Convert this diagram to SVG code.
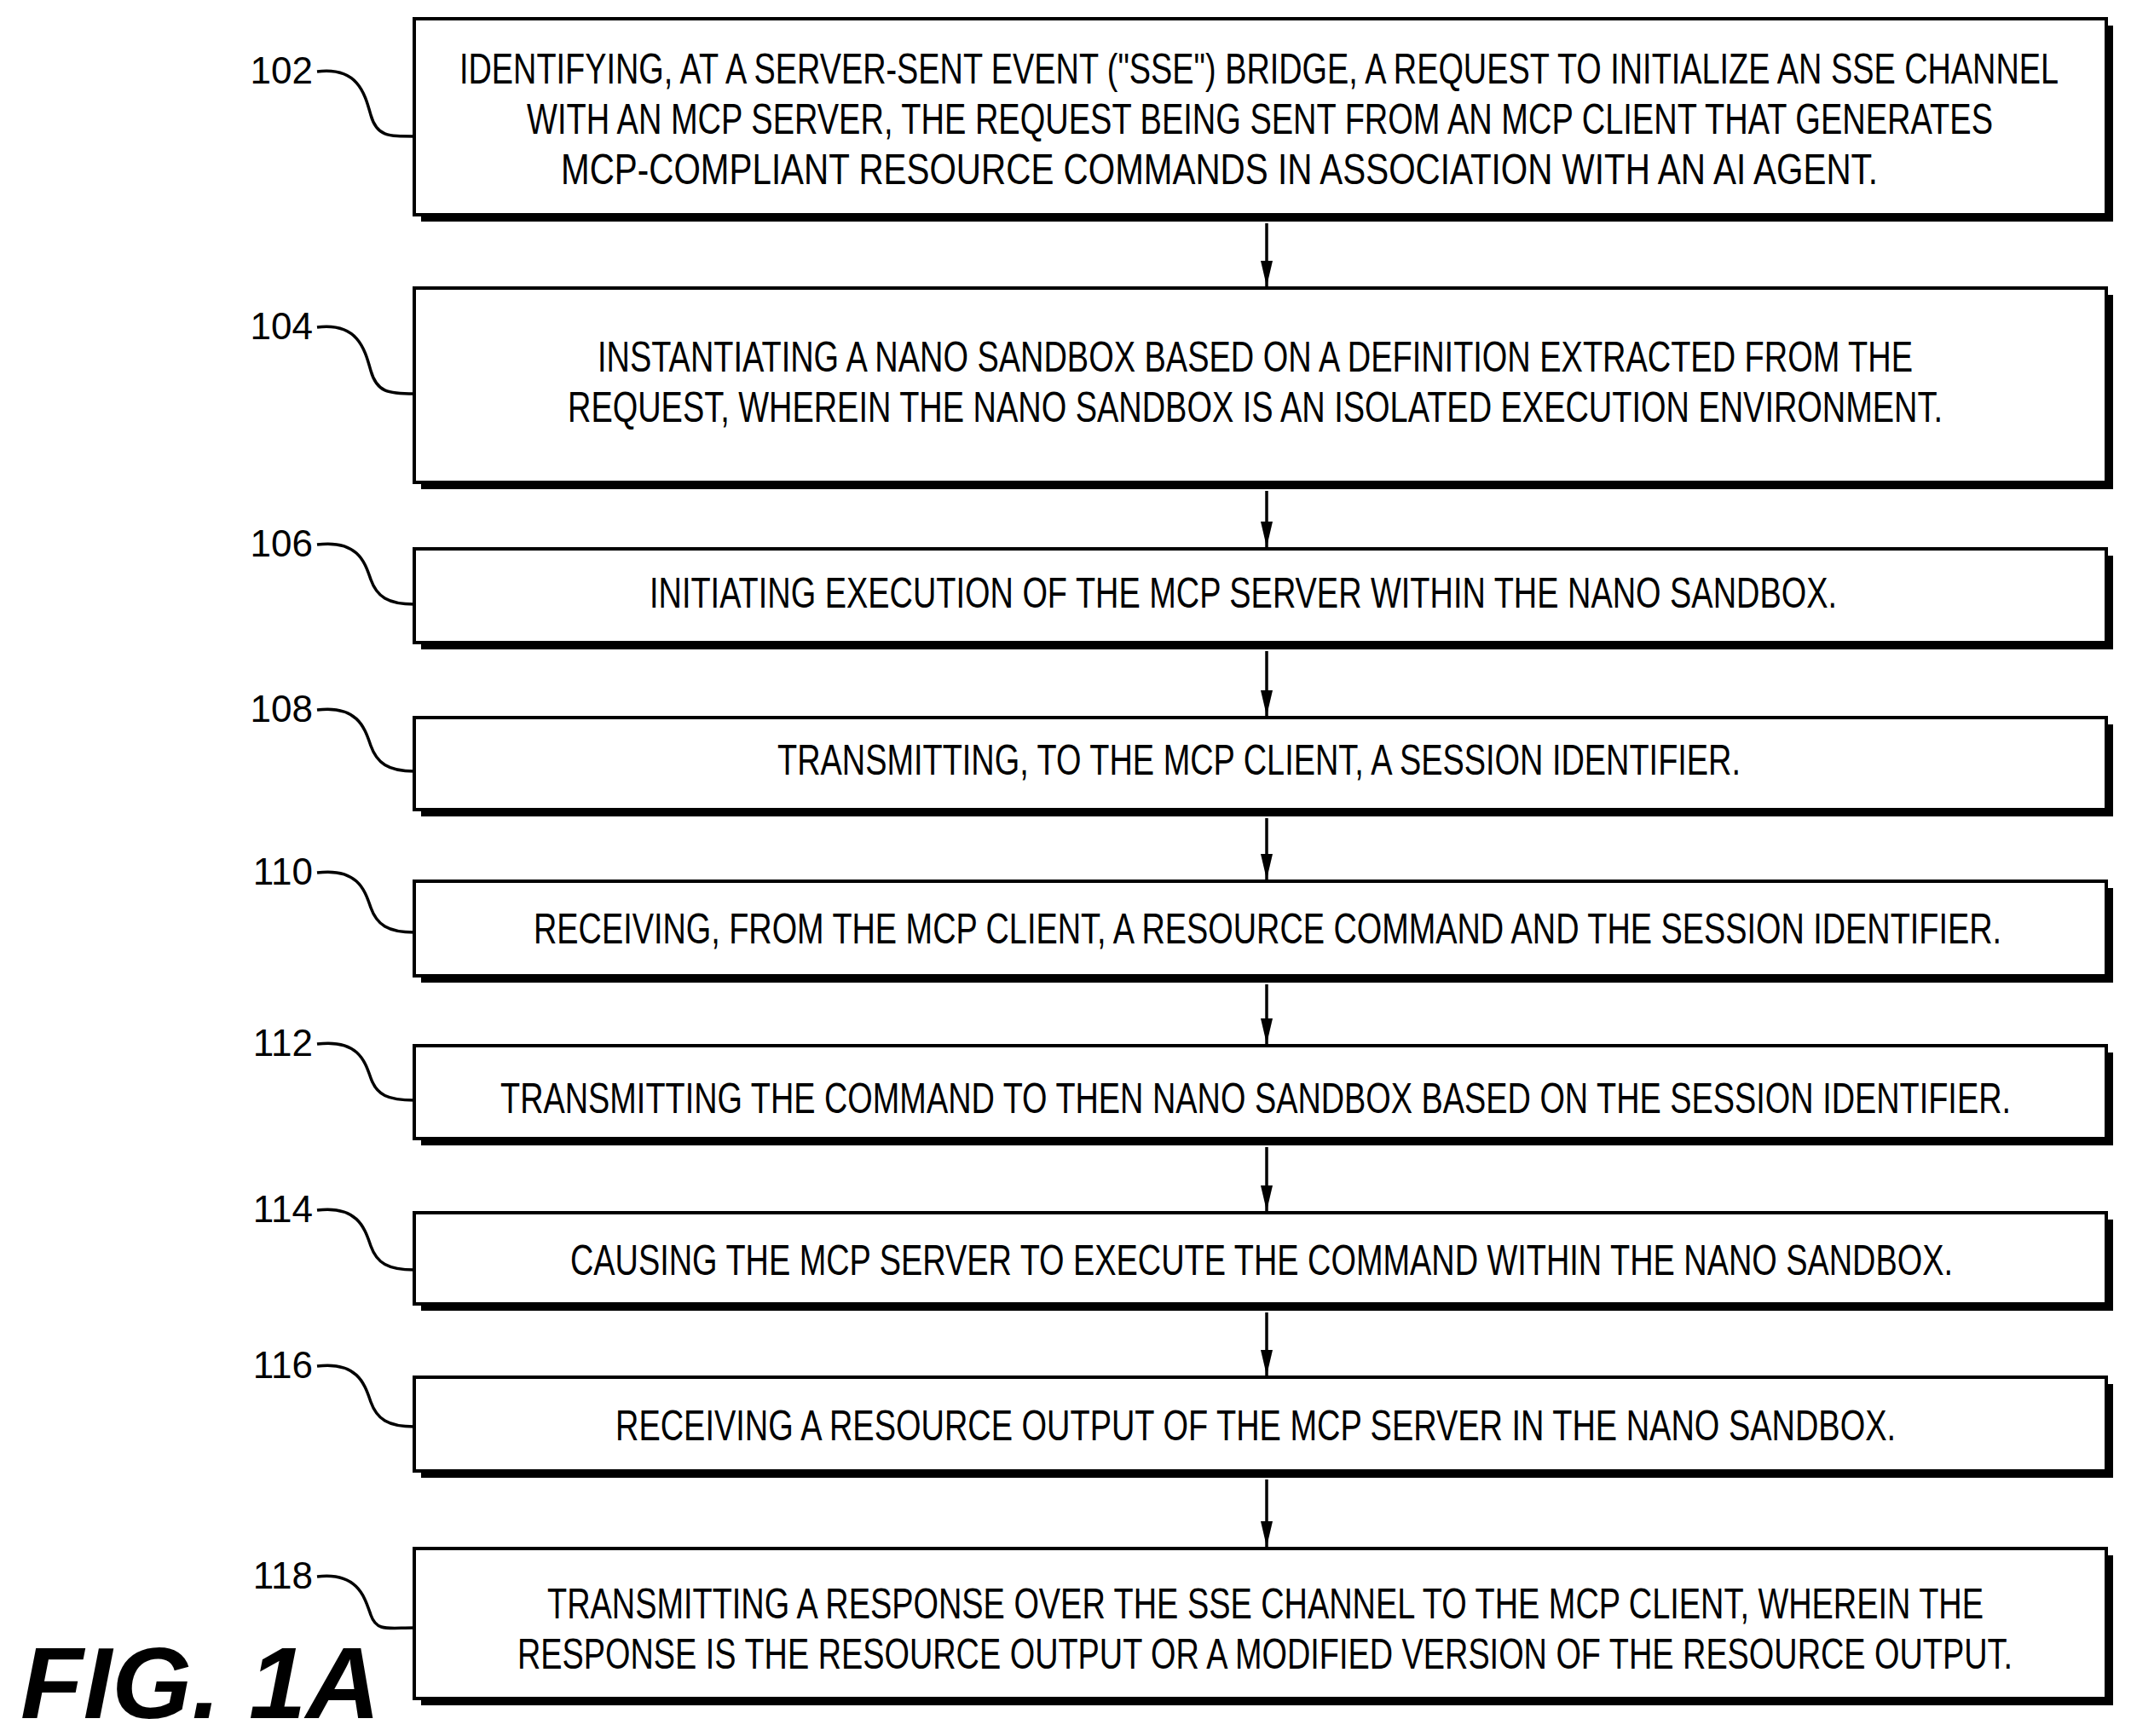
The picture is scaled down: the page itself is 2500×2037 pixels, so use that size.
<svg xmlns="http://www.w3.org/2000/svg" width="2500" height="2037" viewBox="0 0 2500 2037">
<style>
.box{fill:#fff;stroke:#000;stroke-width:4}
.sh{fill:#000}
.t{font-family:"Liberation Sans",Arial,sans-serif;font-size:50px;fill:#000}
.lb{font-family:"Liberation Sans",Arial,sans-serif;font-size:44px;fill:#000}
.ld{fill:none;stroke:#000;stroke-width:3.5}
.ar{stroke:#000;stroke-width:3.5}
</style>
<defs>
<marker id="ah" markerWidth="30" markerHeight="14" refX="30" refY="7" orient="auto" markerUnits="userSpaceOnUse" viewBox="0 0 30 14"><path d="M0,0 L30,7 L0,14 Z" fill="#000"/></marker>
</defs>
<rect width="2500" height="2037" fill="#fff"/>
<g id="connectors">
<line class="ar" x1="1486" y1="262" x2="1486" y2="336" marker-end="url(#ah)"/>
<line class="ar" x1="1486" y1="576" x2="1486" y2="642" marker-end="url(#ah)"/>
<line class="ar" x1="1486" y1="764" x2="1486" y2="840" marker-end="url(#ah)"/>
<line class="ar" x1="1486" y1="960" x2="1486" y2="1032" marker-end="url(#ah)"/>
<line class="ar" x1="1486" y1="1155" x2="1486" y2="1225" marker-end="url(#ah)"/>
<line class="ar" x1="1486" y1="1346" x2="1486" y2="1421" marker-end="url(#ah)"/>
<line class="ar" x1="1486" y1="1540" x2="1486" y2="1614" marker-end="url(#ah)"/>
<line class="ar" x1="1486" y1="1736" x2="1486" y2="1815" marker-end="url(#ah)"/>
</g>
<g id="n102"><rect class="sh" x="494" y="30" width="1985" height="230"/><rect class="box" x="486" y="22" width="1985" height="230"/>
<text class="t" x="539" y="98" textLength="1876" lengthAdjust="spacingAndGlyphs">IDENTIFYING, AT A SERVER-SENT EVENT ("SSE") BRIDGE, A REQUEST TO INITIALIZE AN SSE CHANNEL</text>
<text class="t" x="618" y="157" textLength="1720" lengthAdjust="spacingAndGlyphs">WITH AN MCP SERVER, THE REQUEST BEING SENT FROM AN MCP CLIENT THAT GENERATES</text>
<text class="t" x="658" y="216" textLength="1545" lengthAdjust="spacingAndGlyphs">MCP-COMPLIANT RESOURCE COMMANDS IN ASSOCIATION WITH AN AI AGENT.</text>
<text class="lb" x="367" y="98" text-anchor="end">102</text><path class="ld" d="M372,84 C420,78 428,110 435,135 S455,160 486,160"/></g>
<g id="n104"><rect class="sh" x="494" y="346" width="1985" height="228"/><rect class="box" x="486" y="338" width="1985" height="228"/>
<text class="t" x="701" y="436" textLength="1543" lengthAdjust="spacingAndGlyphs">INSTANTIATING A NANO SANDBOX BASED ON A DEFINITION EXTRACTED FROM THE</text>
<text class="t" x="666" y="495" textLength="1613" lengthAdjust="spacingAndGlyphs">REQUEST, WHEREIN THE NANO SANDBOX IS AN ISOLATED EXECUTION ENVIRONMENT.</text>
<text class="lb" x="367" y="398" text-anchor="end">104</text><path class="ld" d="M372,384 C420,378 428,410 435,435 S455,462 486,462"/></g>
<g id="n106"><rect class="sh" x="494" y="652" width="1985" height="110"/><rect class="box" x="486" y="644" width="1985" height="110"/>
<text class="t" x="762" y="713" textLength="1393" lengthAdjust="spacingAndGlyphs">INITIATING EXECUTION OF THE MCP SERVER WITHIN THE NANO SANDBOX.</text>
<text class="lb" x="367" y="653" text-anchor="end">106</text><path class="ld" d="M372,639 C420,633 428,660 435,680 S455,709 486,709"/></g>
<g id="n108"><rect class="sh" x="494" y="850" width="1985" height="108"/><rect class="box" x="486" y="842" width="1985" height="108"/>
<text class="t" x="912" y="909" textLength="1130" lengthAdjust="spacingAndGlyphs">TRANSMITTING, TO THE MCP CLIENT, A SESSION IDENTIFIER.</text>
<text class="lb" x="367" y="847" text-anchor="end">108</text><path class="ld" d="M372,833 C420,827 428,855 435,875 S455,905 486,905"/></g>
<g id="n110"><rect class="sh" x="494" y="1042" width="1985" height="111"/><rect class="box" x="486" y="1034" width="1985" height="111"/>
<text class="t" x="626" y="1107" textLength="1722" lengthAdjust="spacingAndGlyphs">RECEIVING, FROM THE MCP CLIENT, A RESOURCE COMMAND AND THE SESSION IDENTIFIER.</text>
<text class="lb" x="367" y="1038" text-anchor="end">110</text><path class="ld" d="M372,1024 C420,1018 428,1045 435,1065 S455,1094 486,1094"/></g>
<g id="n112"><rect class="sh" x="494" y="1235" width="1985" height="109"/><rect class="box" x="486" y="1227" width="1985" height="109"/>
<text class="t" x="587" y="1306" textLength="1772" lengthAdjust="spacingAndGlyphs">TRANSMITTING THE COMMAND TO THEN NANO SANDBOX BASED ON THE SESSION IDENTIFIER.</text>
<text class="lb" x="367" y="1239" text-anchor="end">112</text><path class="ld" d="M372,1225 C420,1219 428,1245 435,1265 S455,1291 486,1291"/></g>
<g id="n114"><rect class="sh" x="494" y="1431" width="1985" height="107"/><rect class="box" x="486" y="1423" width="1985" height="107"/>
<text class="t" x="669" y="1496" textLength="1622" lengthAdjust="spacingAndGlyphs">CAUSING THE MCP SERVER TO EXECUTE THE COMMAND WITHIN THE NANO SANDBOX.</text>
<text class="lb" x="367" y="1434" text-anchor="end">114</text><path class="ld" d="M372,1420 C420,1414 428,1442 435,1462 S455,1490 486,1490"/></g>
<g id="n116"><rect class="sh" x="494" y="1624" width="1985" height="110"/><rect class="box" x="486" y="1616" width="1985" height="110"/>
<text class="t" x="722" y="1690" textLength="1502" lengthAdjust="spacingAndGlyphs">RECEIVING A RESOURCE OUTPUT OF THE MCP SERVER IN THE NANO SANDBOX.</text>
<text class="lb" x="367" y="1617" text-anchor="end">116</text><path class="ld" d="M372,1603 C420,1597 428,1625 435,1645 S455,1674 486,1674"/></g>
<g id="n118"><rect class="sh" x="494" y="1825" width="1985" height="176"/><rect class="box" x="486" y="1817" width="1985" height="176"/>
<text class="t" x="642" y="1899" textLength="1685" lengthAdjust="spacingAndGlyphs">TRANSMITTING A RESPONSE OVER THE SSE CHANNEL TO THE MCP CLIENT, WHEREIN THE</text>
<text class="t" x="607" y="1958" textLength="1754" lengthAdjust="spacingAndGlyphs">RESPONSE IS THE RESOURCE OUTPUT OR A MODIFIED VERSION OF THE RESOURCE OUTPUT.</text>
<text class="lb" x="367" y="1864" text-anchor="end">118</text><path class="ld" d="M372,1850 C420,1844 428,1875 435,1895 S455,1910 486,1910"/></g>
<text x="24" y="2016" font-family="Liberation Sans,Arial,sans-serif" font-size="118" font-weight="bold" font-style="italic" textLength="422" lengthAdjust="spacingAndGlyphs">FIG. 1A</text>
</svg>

++++

▸ WRITTEN INSTRUCTION:
Leave out the pictures and print every line of the data exactly.

▸ WRITTEN RESPONSE:
Convert this diagram to SVG code.
The picture is scaled down: the page itself is 2500×2037 pixels, so use that size.
<svg xmlns="http://www.w3.org/2000/svg" width="2500" height="2037" viewBox="0 0 2500 2037">
<style>
.box{fill:#fff;stroke:#000;stroke-width:4}
.sh{fill:#000}
.t{font-family:"Liberation Sans",Arial,sans-serif;font-size:50px;fill:#000}
.lb{font-family:"Liberation Sans",Arial,sans-serif;font-size:44px;fill:#000}
.ld{fill:none;stroke:#000;stroke-width:3.5}
.ar{stroke:#000;stroke-width:3.5}
</style>
<defs>
<marker id="ah" markerWidth="30" markerHeight="14" refX="30" refY="7" orient="auto" markerUnits="userSpaceOnUse" viewBox="0 0 30 14"><path d="M0,0 L30,7 L0,14 Z" fill="#000"/></marker>
</defs>
<rect width="2500" height="2037" fill="#fff"/>
<g id="connectors">
<line class="ar" x1="1486" y1="262" x2="1486" y2="336" marker-end="url(#ah)"/>
<line class="ar" x1="1486" y1="576" x2="1486" y2="642" marker-end="url(#ah)"/>
<line class="ar" x1="1486" y1="764" x2="1486" y2="840" marker-end="url(#ah)"/>
<line class="ar" x1="1486" y1="960" x2="1486" y2="1032" marker-end="url(#ah)"/>
<line class="ar" x1="1486" y1="1155" x2="1486" y2="1225" marker-end="url(#ah)"/>
<line class="ar" x1="1486" y1="1346" x2="1486" y2="1421" marker-end="url(#ah)"/>
<line class="ar" x1="1486" y1="1540" x2="1486" y2="1614" marker-end="url(#ah)"/>
<line class="ar" x1="1486" y1="1736" x2="1486" y2="1815" marker-end="url(#ah)"/>
</g>
<g id="n102"><rect class="sh" x="494" y="30" width="1985" height="230"/><rect class="box" x="486" y="22" width="1985" height="230"/>
<text class="t" x="539" y="98" textLength="1876" lengthAdjust="spacingAndGlyphs">IDENTIFYING, AT A SERVER-SENT EVENT ("SSE") BRIDGE, A REQUEST TO INITIALIZE AN SSE CHANNEL</text>
<text class="t" x="618" y="157" textLength="1720" lengthAdjust="spacingAndGlyphs">WITH AN MCP SERVER, THE REQUEST BEING SENT FROM AN MCP CLIENT THAT GENERATES</text>
<text class="t" x="658" y="216" textLength="1545" lengthAdjust="spacingAndGlyphs">MCP-COMPLIANT RESOURCE COMMANDS IN ASSOCIATION WITH AN AI AGENT.</text>
<text class="lb" x="367" y="98" text-anchor="end">102</text><path class="ld" d="M372,84 C420,78 428,110 435,135 S455,160 486,160"/></g>
<g id="n104"><rect class="sh" x="494" y="346" width="1985" height="228"/><rect class="box" x="486" y="338" width="1985" height="228"/>
<text class="t" x="701" y="436" textLength="1543" lengthAdjust="spacingAndGlyphs">INSTANTIATING A NANO SANDBOX BASED ON A DEFINITION EXTRACTED FROM THE</text>
<text class="t" x="666" y="495" textLength="1613" lengthAdjust="spacingAndGlyphs">REQUEST, WHEREIN THE NANO SANDBOX IS AN ISOLATED EXECUTION ENVIRONMENT.</text>
<text class="lb" x="367" y="398" text-anchor="end">104</text><path class="ld" d="M372,384 C420,378 428,410 435,435 S455,462 486,462"/></g>
<g id="n106"><rect class="sh" x="494" y="652" width="1985" height="110"/><rect class="box" x="486" y="644" width="1985" height="110"/>
<text class="t" x="762" y="713" textLength="1393" lengthAdjust="spacingAndGlyphs">INITIATING EXECUTION OF THE MCP SERVER WITHIN THE NANO SANDBOX.</text>
<text class="lb" x="367" y="653" text-anchor="end">106</text><path class="ld" d="M372,639 C420,633 428,660 435,680 S455,709 486,709"/></g>
<g id="n108"><rect class="sh" x="494" y="850" width="1985" height="108"/><rect class="box" x="486" y="842" width="1985" height="108"/>
<text class="t" x="912" y="909" textLength="1130" lengthAdjust="spacingAndGlyphs">TRANSMITTING, TO THE MCP CLIENT, A SESSION IDENTIFIER.</text>
<text class="lb" x="367" y="847" text-anchor="end">108</text><path class="ld" d="M372,833 C420,827 428,855 435,875 S455,905 486,905"/></g>
<g id="n110"><rect class="sh" x="494" y="1042" width="1985" height="111"/><rect class="box" x="486" y="1034" width="1985" height="111"/>
<text class="t" x="626" y="1107" textLength="1722" lengthAdjust="spacingAndGlyphs">RECEIVING, FROM THE MCP CLIENT, A RESOURCE COMMAND AND THE SESSION IDENTIFIER.</text>
<text class="lb" x="367" y="1038" text-anchor="end">110</text><path class="ld" d="M372,1024 C420,1018 428,1045 435,1065 S455,1094 486,1094"/></g>
<g id="n112"><rect class="sh" x="494" y="1235" width="1985" height="109"/><rect class="box" x="486" y="1227" width="1985" height="109"/>
<text class="t" x="587" y="1306" textLength="1772" lengthAdjust="spacingAndGlyphs">TRANSMITTING THE COMMAND TO THEN NANO SANDBOX BASED ON THE SESSION IDENTIFIER.</text>
<text class="lb" x="367" y="1239" text-anchor="end">112</text><path class="ld" d="M372,1225 C420,1219 428,1245 435,1265 S455,1291 486,1291"/></g>
<g id="n114"><rect class="sh" x="494" y="1431" width="1985" height="107"/><rect class="box" x="486" y="1423" width="1985" height="107"/>
<text class="t" x="669" y="1496" textLength="1622" lengthAdjust="spacingAndGlyphs">CAUSING THE MCP SERVER TO EXECUTE THE COMMAND WITHIN THE NANO SANDBOX.</text>
<text class="lb" x="367" y="1434" text-anchor="end">114</text><path class="ld" d="M372,1420 C420,1414 428,1442 435,1462 S455,1490 486,1490"/></g>
<g id="n116"><rect class="sh" x="494" y="1624" width="1985" height="110"/><rect class="box" x="486" y="1616" width="1985" height="110"/>
<text class="t" x="722" y="1690" textLength="1502" lengthAdjust="spacingAndGlyphs">RECEIVING A RESOURCE OUTPUT OF THE MCP SERVER IN THE NANO SANDBOX.</text>
<text class="lb" x="367" y="1617" text-anchor="end">116</text><path class="ld" d="M372,1603 C420,1597 428,1625 435,1645 S455,1674 486,1674"/></g>
<g id="n118"><rect class="sh" x="494" y="1825" width="1985" height="176"/><rect class="box" x="486" y="1817" width="1985" height="176"/>
<text class="t" x="642" y="1899" textLength="1685" lengthAdjust="spacingAndGlyphs">TRANSMITTING A RESPONSE OVER THE SSE CHANNEL TO THE MCP CLIENT, WHEREIN THE</text>
<text class="t" x="607" y="1958" textLength="1754" lengthAdjust="spacingAndGlyphs">RESPONSE IS THE RESOURCE OUTPUT OR A MODIFIED VERSION OF THE RESOURCE OUTPUT.</text>
<text class="lb" x="367" y="1864" text-anchor="end">118</text><path class="ld" d="M372,1850 C420,1844 428,1875 435,1895 S455,1910 486,1910"/></g>
<text x="24" y="2016" font-family="Liberation Sans,Arial,sans-serif" font-size="118" font-weight="bold" font-style="italic" textLength="422" lengthAdjust="spacingAndGlyphs">FIG. 1A</text>
</svg>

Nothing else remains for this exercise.